- _Source material_:
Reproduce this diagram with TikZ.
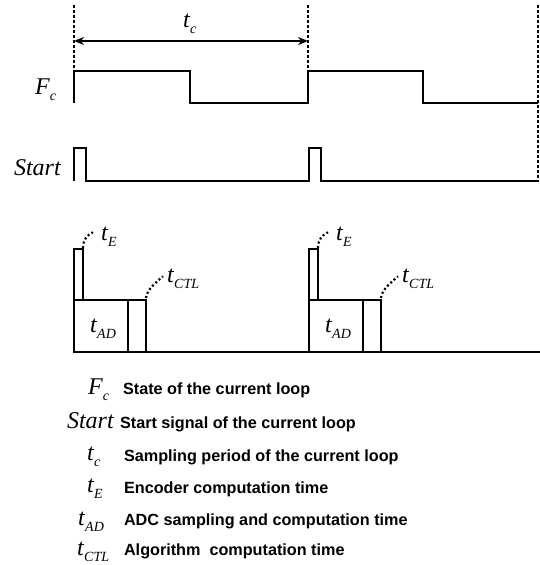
\documentclass[tikz,border=0pt]{standalone}
\usepackage{fontspec}
\setmainfont{Liberation Serif}
\newfontfamily\legendfont{Liberation Sans}
\usetikzlibrary{arrows.meta}
% italic symbol with a lowered small subscript
\newcommand{\sig}[2]{\textit{#1}\raisebox{-6pt}{\fontsize{14}{14}\selectfont\textit{#2}}}

\begin{document}
\begin{tikzpicture}[x=1pt, y=-1pt, line width=2.1pt,
  sym/.style={font=\fontsize{24}{24}\selectfont, inner sep=0pt, anchor=base west},
  desc/.style={font=\legendfont\bfseries\fontsize{16.2}{16.2}\selectfont, inner sep=0pt, anchor=base west},
  guide/.style={line width=1.8pt, dash pattern=on 3pt off 2pt},
  leader/.style={line width=2.2pt, dash pattern=on 2pt off 2.5pt}]
  \useasboundingbox (0,0) rectangle (540,565);

  % period guides
  \coordinate (ga) at (74,5);   \coordinate (gb) at (308,5);   \coordinate (gc) at (538,5);
  \draw[guide] (ga) -- (74,71);
  \draw[guide] (gb) -- (308,71);
  \draw[guide] (gc) -- (538,182);
  \coordinate (pa) at (74,41);  \coordinate (pb) at (308,41);
  \draw[{Stealth[length=10pt,width=8pt]}-{Stealth[length=10pt,width=8pt]}] (pa) -- (pb);
  \node[sym] (tc) at (182,27) {\sig{t}{c}};

  % F_c waveform
  \node[sym] (fc) at (34,94) {\sig{F}{c}};
  \draw (74,103) -- (74,71) -- (190,71) -- (190,103) -- (308,103)
        -- (308,71) -- (423,71) -- (423,103) -- (538,103);

  % Start waveform
  \node[sym] (start) at (13,175) {\textit{Start}};
  \draw (74,181) -- (74,148) -- (86,148) -- (86,181) -- (309,181)
        -- (309,148) -- (321,148) -- (321,181) -- (538,181);

  % task blocks in each period
  \draw (74,352) -- (540,352);
  \foreach \dx/\id in {0/a,235/b} {
    \draw (74+\dx,249) rectangle (83+\dx,300);
    \draw (74+\dx,300) rectangle (128+\dx,352);
    \draw (128+\dx,300) rectangle (146+\dx,352);
    \coordinate (ec\id) at (83+\dx,248);
    \coordinate (cc\id) at (146+\dx,298);
    \node[sym] (tad\id) at (89+\dx,332) {\sig{t}{AD}};
    \node[sym] (te\id) at (100+\dx,240) {\sig{t}{E}};
    \node[sym] (tctl\id) at (166+\dx,282) {\sig{t}{CTL}};
    \draw[leader] (ec\id) .. controls (83+\dx,240) and (87+\dx,235) .. ([shift={(-7,-4)}]te\id.west);
    \draw[leader] (cc\id) .. controls (147+\dx,290) and (154+\dx,284) .. ([shift={(-3,-2)}]tctl\id.west);
  }

  % legend
  \node[sym] (lfc) at (87,394) {\sig{F}{c}};
  \node[desc] (dfc) at (122,394) {State of the current loop};
  \node[sym] (lstart) at (66,428) {\textit{Start}};
  \node[desc] (dstart) at (119,428) {Start signal of the current loop};
  \node[sym] (ltc) at (86,460) {\sig{t}{c}};
  \node[desc] (dtc) at (123,461) {Sampling period of the current loop};
  \node[sym] (lte) at (86,492) {\sig{t}{E}};
  \node[desc] (dte) at (123,493) {Encoder computation time};
  \node[sym] (ltad) at (77,525) {\sig{t}{AD}};
  \node[desc] (dtad) at (123,525) {ADC sampling and computation time};
  \node[sym] (ltctl) at (76,555) {\sig{t}{CTL}};
  \node[desc] (dtctl) at (123,555) {Algorithm\ \ computation time};
\end{tikzpicture}
\end{document}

- _What you are asked to do_: Copy exactly the lines running from the beginning of the listing through the line that has "-- (309,148) -- (321,148)". Drop the pictures.

- _Answer to the task_:
Reproduce this diagram with TikZ.
\documentclass[tikz,border=0pt]{standalone}
\usepackage{fontspec}
\setmainfont{Liberation Serif}
\newfontfamily\legendfont{Liberation Sans}
\usetikzlibrary{arrows.meta}
% italic symbol with a lowered small subscript
\newcommand{\sig}[2]{\textit{#1}\raisebox{-6pt}{\fontsize{14}{14}\selectfont\textit{#2}}}

\begin{document}
\begin{tikzpicture}[x=1pt, y=-1pt, line width=2.1pt,
  sym/.style={font=\fontsize{24}{24}\selectfont, inner sep=0pt, anchor=base west},
  desc/.style={font=\legendfont\bfseries\fontsize{16.2}{16.2}\selectfont, inner sep=0pt, anchor=base west},
  guide/.style={line width=1.8pt, dash pattern=on 3pt off 2pt},
  leader/.style={line width=2.2pt, dash pattern=on 2pt off 2.5pt}]
  \useasboundingbox (0,0) rectangle (540,565);

  % period guides
  \coordinate (ga) at (74,5);   \coordinate (gb) at (308,5);   \coordinate (gc) at (538,5);
  \draw[guide] (ga) -- (74,71);
  \draw[guide] (gb) -- (308,71);
  \draw[guide] (gc) -- (538,182);
  \coordinate (pa) at (74,41);  \coordinate (pb) at (308,41);
  \draw[{Stealth[length=10pt,width=8pt]}-{Stealth[length=10pt,width=8pt]}] (pa) -- (pb);
  \node[sym] (tc) at (182,27) {\sig{t}{c}};

  % F_c waveform
  \node[sym] (fc) at (34,94) {\sig{F}{c}};
  \draw (74,103) -- (74,71) -- (190,71) -- (190,103) -- (308,103)
        -- (308,71) -- (423,71) -- (423,103) -- (538,103);

  % Start waveform
  \node[sym] (start) at (13,175) {\textit{Start}};
  \draw (74,181) -- (74,148) -- (86,148) -- (86,181) -- (309,181)
        -- (309,148) -- (321,148) -- (321,181) -- (538,181);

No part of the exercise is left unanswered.